- [Rows from a dataset of charts and code]
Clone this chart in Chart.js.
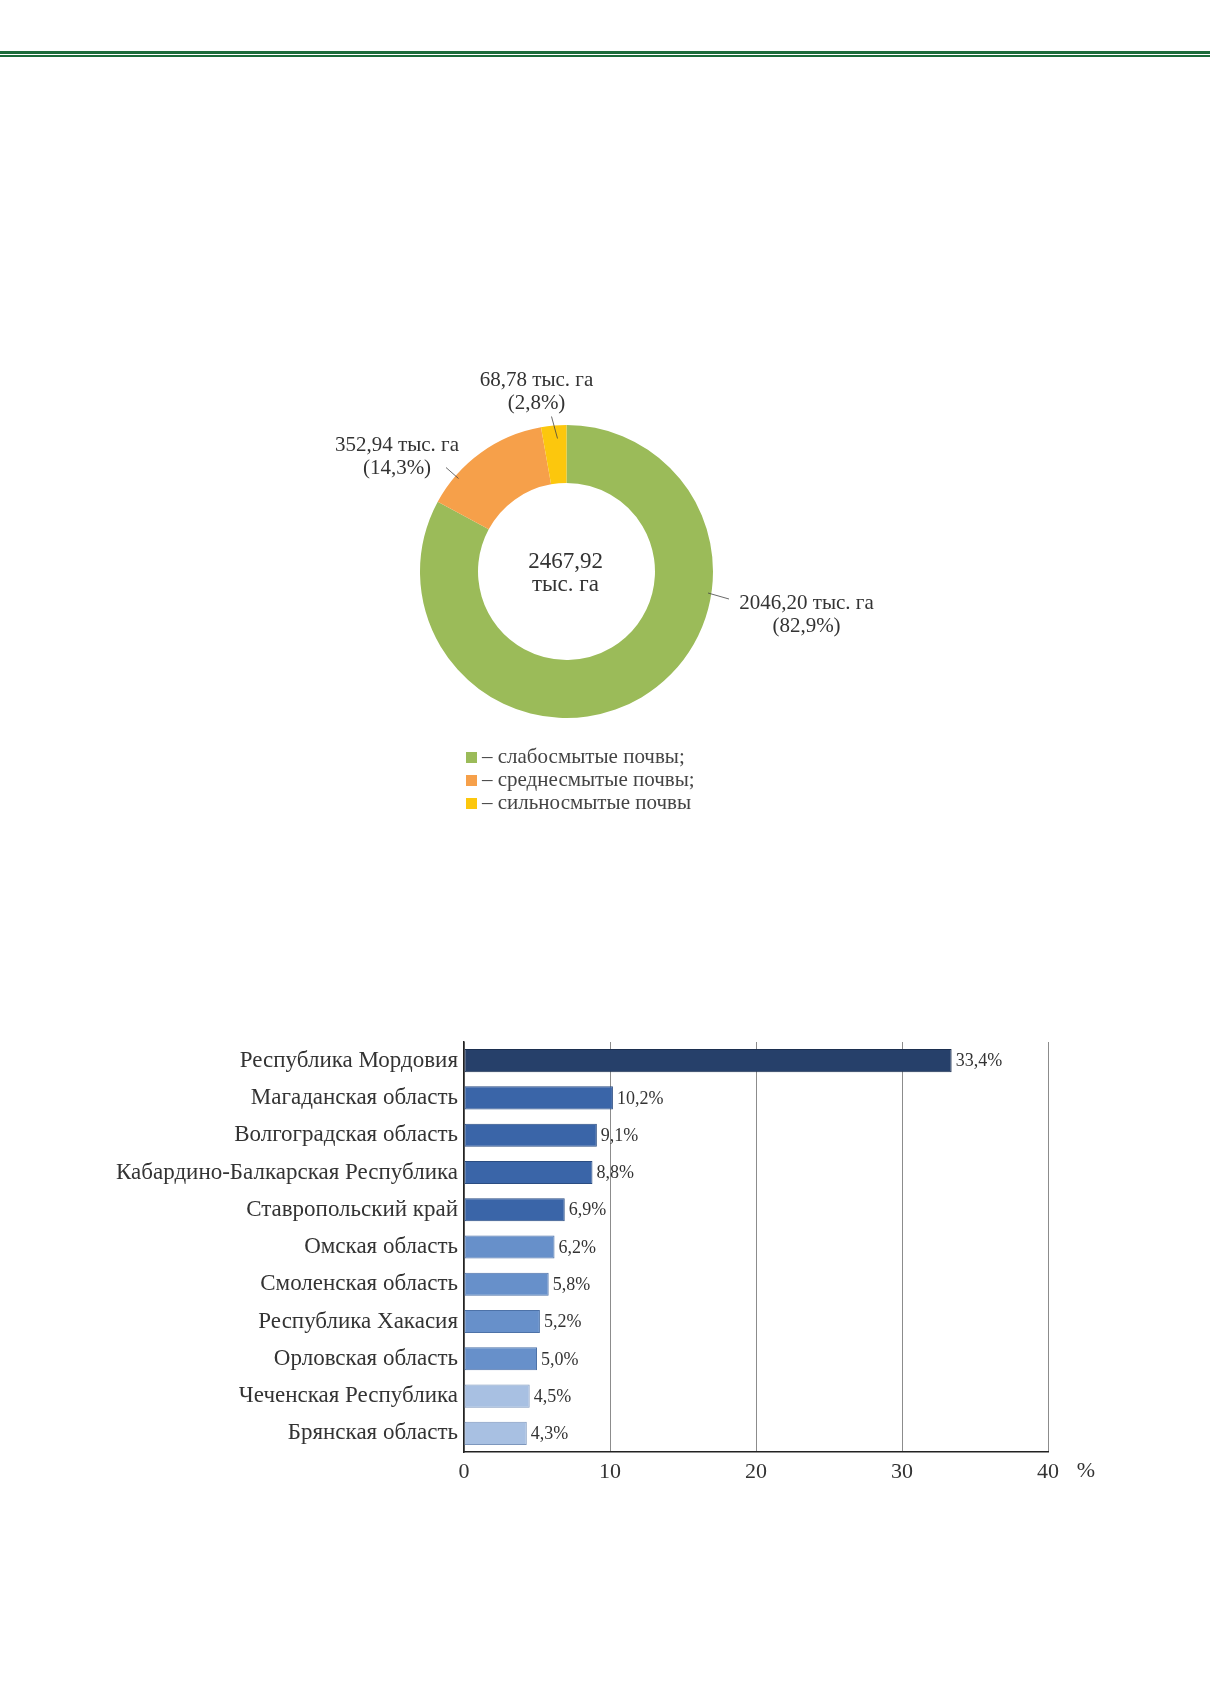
<!DOCTYPE html>
<html>
<head>
<meta charset="utf-8">
<script src="https://cdn.jsdelivr.net/npm/chart.js@4.4.1/dist/chart.umd.min.js"></script>
<style>
  body { margin: 0; background: #fff; width: 1210px; height: 1681px; position: relative; overflow: hidden;
         font-family: 'Liberation Serif', 'Times New Roman', serif; color: #333; }
  .rule { position: absolute; left: 0; width: 1210px; background: #1b6b3a; }
  #pieBox { position: absolute; left: 300px; top: 340px; width: 600px; height: 420px; }
  #barBox { position: absolute; left: 0; top: 1000px; width: 1210px; height: 500px; }
  #legend { position: absolute; left: 466px; top: 745px; font-size: 21px; line-height: 23px; color: #444; }
  #legend .sw { display: inline-block; width: 11px; height: 11px; margin-right: 5px; vertical-align: 0; }
</style>
</head>
<body>
<div class="rule" style="top:51px;height:3px"></div>
<div class="rule" style="top:55px;height:1.5px"></div>

<div id="pieBox"><canvas id="soil-chart"></canvas></div>
<div id="legend"></div>
<div id="barBox"><canvas id="region-chart"></canvas></div>

<script>
// площади смытых почв, тыс. га
const soilTypes = ['слабосмытые почвы', 'среднесмытые почвы', 'сильносмытые почвы']
const soilArea = [2046.20, 352.94, 68.78]

// доля регионов, %
const regions = [
  'Республика Мордовия',
  'Магаданская область',
  'Волгоградская область',
  'Кабардино-Балкарская Республика',
  'Ставропольский край',
  'Омская область',
  'Смоленская область',
  'Республика Хакасия',
  'Орловская область',
  'Чеченская Республика',
  'Брянская область',
]
const regionShare = [33.4, 10.2, 9.1, 8.8, 6.9, 6.2, 5.8, 5.2, 5.0, 4.5, 4.3]
const shareTicks = [0, 10, 20, 30, 40]

// styles
const soilColors = ['#9bbb59', '#f6a04a', '#fcc70d']
const barColors = ['#26406a', '#3a65a8', '#3a65a8', '#3a65a8', '#3a65a8',
  '#6790ca', '#6790ca', '#6790ca', '#6790ca', '#a8c0e2', '#a8c0e2']
const barBorders = ['#1c2f50', '#2b4d82', '#2b4d82', '#2b4d82', '#2b4d82',
  '#4d72a8', '#4d72a8', '#4d72a8', '#4d72a8', '#7d97bd', '#7d97bd']
// label layout around the ring, offsets from its centre
const soilLabelPos = [
  { line: [[141.5, 21.5], [162.5, 27.5]], text: [240, 31.5] },
  { line: [[-120.5, -104], [-108, -93]], text: [-169.5, -126.5] },
  { line: [[-15, -155], [-9, -133]], text: [-30, -191.5] },
]

const fmt = (v, d) => v.toFixed(d).replace('.', ',')
const SERIF = "'Liberation Serif', 'Times New Roman', serif"

const soilTotal = soilArea.reduce((a, b) => a + b, 0)

const ringLabels = {
  id: 'ringLabels',
  afterDraw(chart) {
    const ctx = chart.ctx
    const arcs = chart.getDatasetMeta(0).data
    const cx = arcs[0].x, cy = arcs[0].y
    ctx.save()
    ctx.fillStyle = '#333'
    ctx.strokeStyle = '#444'
    ctx.lineWidth = 0.8
    ctx.textAlign = 'center'
    ctx.textBaseline = 'middle'
    soilArea.forEach((v, i) => {
      const p = soilLabelPos[i]
      ctx.beginPath()
      ctx.moveTo(cx + p.line[0][0], cy + p.line[0][1])
      ctx.lineTo(cx + p.line[1][0], cy + p.line[1][1])
      ctx.stroke()
      ctx.font = `21px ${SERIF}`
      ctx.fillText(`${fmt(v, 2)} тыс. га`, cx + p.text[0], cy + p.text[1])
      ctx.fillText(`(${fmt(v / soilTotal * 100, 1)}%)`, cx + p.text[0], cy + p.text[1] + 23.5)
    })
    ctx.font = `23px ${SERIF}`
    ctx.fillText(fmt(soilTotal, 2), cx - 1, cy - 10)
    ctx.fillText('тыс. га', cx - 1, cy + 13)
    ctx.restore()
  },
}

new Chart(document.querySelector('#soil-chart'), {
  type: 'doughnut',
  data: {
    labels: soilTypes,
    datasets: [{ data: soilArea, backgroundColor: soilColors, borderWidth: 0 }],
  },
  options: {
    responsive: true,
    maintainAspectRatio: false,
    animation: false,
    cutout: '60.4%',
    layout: { padding: { left: 120, right: 187, top: 85, bottom: 42 } },
    plugins: { legend: { display: false }, tooltip: { enabled: false } },
  },
  plugins: [ringLabels],
})

// legend under the ring
const legendBox = document.querySelector('#legend')
soilTypes.forEach((name, i) => {
  const row = document.createElement('div')
  const sw = document.createElement('span')
  sw.className = 'sw'
  sw.style.background = soilColors[i]
  row.appendChild(sw)
  row.appendChild(document.createTextNode(`– ${name}${i < soilTypes.length - 1 ? ';' : ''}`))
  legendBox.appendChild(row)
})

const barValues = {
  id: 'barValues',
  afterDatasetsDraw(chart) {
    const ctx = chart.ctx
    const xs = chart.scales.x
    ctx.save()
    ctx.fillStyle = '#333'
    ctx.font = `18px ${SERIF}`
    ctx.textBaseline = 'middle'
    chart.getDatasetMeta(0).data.forEach((bar, i) => {
      ctx.fillText(`${fmt(regionShare[i], 1)}%`, bar.x + 4, bar.y + 1)
    })
    ctx.font = `22px ${SERIF}`
    ctx.textAlign = 'center'
    ctx.fillText('%', xs.getPixelForValue(shareTicks[shareTicks.length - 1]) + 38, xs.top + 19)
    ctx.restore()
  },
}

new Chart(document.querySelector('#region-chart'), {
  type: 'bar',
  data: {
    labels: regions,
    datasets: [{
      data: regionShare,
      backgroundColor: barColors,
      borderColor: barBorders,
      borderWidth: 1,
      borderSkipped: false,
      categoryPercentage: 1,
      barPercentage: 0.62,
    }],
  },
  options: {
    indexAxis: 'y',
    responsive: true,
    maintainAspectRatio: false,
    animation: false,
    layout: { padding: { left: 0, right: 162, top: 42, bottom: 0 } },
    plugins: { legend: { display: false }, tooltip: { enabled: false } },
    scales: {
      x: {
        min: shareTicks[0],
        max: shareTicks[shareTicks.length - 1],
        afterBuildTicks: (s) => { s.ticks = shareTicks.map((v) => ({ value: v })) },
        afterFit: (s) => { s.height = 48 },
        grid: { color: '#8c8c8c', lineWidth: 1, drawTicks: false },
        border: { display: true, color: '#222', width: 1.5 },
        ticks: { color: '#333', padding: 7, font: { family: SERIF, size: 22 } },
      },
      y: {
        afterFit: (s) => { s.width = 464 },
        grid: { display: false, drawTicks: false },
        border: { display: true, color: '#222', width: 1.5 },
        ticks: { color: '#333', padding: 6, font: { family: SERIF, size: 23 } },
      },
    },
  },
  plugins: [barValues],
})
</script>
</body>
</html>
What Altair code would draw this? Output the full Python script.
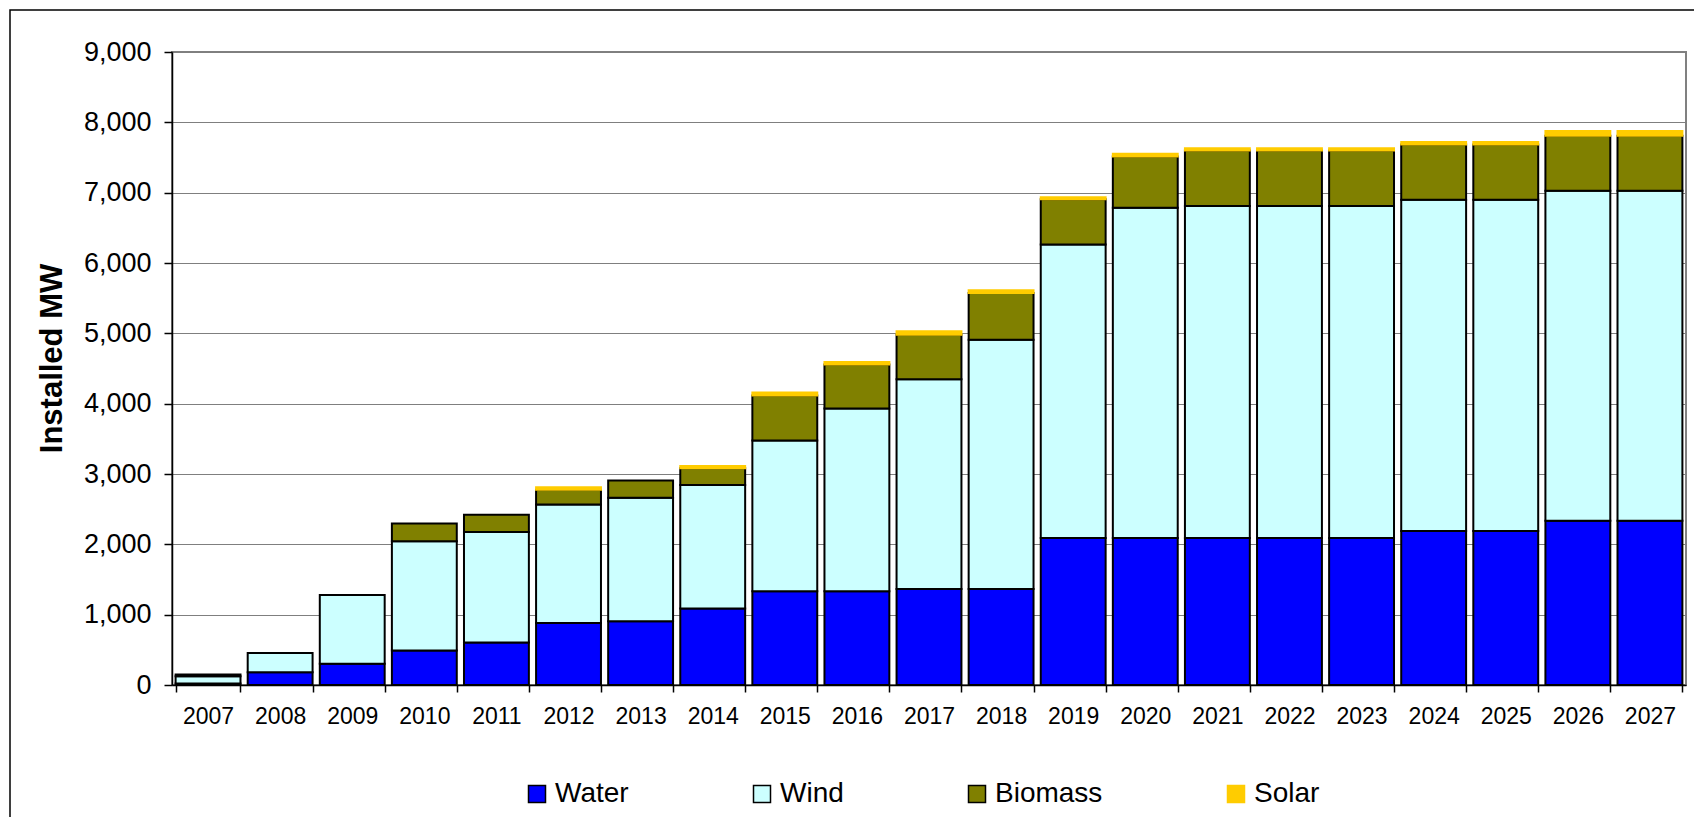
import altair as alt
import pandas as pd

years = [str(y) for y in range(2007, 2028)]
water = [20, 183, 303, 490, 605, 880, 905, 1088, 1333, 1333, 1366, 1366, 2090, 2090, 2090, 2090, 2090, 2190, 2190, 2337, 2337]
wind = [105, 272, 975, 1555, 1570, 1685, 1757, 1754, 2142, 2598, 2980, 3544, 4172, 4696, 4720, 4720, 4720, 4710, 4710, 4689, 4689]
biomass = [25, 0, 0, 250, 245, 210, 245, 240, 641, 625, 635, 665, 643, 728, 790, 790, 790, 786, 786, 784, 784]
solar = [0, 0, 0, 0, 0, 35, 0, 30, 42, 35, 50, 37, 30, 38, 33, 33, 33, 34, 34, 66, 66]

series = ["Water", "Wind", "Biomass", "Solar"]
fill_colors = ["#0000FF", "#CCFFFF", "#808000", "#FFCC00"]
stroke_colors = ["#000000", "#000000", "#000000", "#FFCC00"]
y_ticks = [0, 1000, 2000, 3000, 4000, 5000, 6000, 7000, 8000, 9000]

rows = []
for k, (name, vals) in enumerate(zip(series, [water, wind, biomass, solar])):
    for yr, v in zip(years, vals):
        if v > 0:
            rows.append({"year": yr, "source": name, "mw": v, "ord": k})
df = pd.DataFrame(rows)

W = 1514
H = 633
FONT = "Liberation Sans"

legend_kw = dict(
    title=None, orient="none", legendX=351, legendY=728, direction="horizontal",
    columns=4, symbolType="square", symbolSize=289, symbolStrokeWidth=1.5,
    labelFontSize=28, labelFont=FONT, labelColor="black", columnPadding=119,
    labelOffset=4, padding=0,
)

bars = alt.Chart(df).mark_bar(strokeWidth=2, strokeJoin="miter").encode(
    x=alt.X("year:O", title=None,
            scale=alt.Scale(paddingInner=0.1, paddingOuter=0.05),
            axis=alt.Axis(labelAngle=0, tickBand="extent", tickSize=7, labelPadding=13,
                          labelFontSize=23, domainColor="black", tickColor="black",
                          domainWidth=1.5, tickWidth=1.5, grid=False, labelColor="black")),
    y=alt.Y("mw:Q", stack="zero", title="Installed MW",
            scale=alt.Scale(domain=[0, 9000], nice=False),
            axis=alt.Axis(values=y_ticks, format=",d", grid=True, gridColor="#7f7f7f",
                          gridWidth=1.2, tickSize=8, labelPadding=13, labelFontSize=27,
                          labelColor="black", domainColor="black", tickColor="black",
                          domainWidth=1.5, tickWidth=1.5,
                          titleFontSize=31, titleFontWeight="bold", titleColor="black",
                          titleX=-120, titleY=306, titleAngle=270,
                          titleBaseline="middle", titleAlign="center")),
    color=alt.Color("source:N", scale=alt.Scale(domain=series, range=fill_colors),
                    legend=alt.Legend(**legend_kw)),
    stroke=alt.Stroke("source:N", scale=alt.Scale(domain=series, range=stroke_colors),
                      legend=alt.Legend(**legend_kw)),
    order=alt.Order("ord:Q", sort="ascending"),
)

frame = alt.Chart(alt.Data(values=[{"a": 1}])).mark_rect(
    filled=False, stroke="#000000", strokeWidth=1.5
).encode(
    x=alt.value(-162), x2=alt.value(W + 60), y=alt.value(-42), y2=alt.value(H + 300)
)

chart = alt.layer(frame, bars).properties(
    width=W, height=H,
    padding={"left": 172, "top": 52, "right": 8, "bottom": 132},
    autosize=alt.AutoSizeParams(type="none"),
    background="white",
).configure_view(
    stroke="#808080", strokeWidth=2
).configure_axis(
    labelFont=FONT, titleFont=FONT
)

chart.save("out.html", embed_options={"renderer": "svg", "actions": False})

- [Task prompt]
Every line from the one containing "What Altair code" to the one containing "import pandas as pd" should be output exactly, both ends included. Nothing else goes in, and no pictures either.

- [Answer to the problem]
What Altair code would draw this? Output the full Python script.
import altair as alt
import pandas as pd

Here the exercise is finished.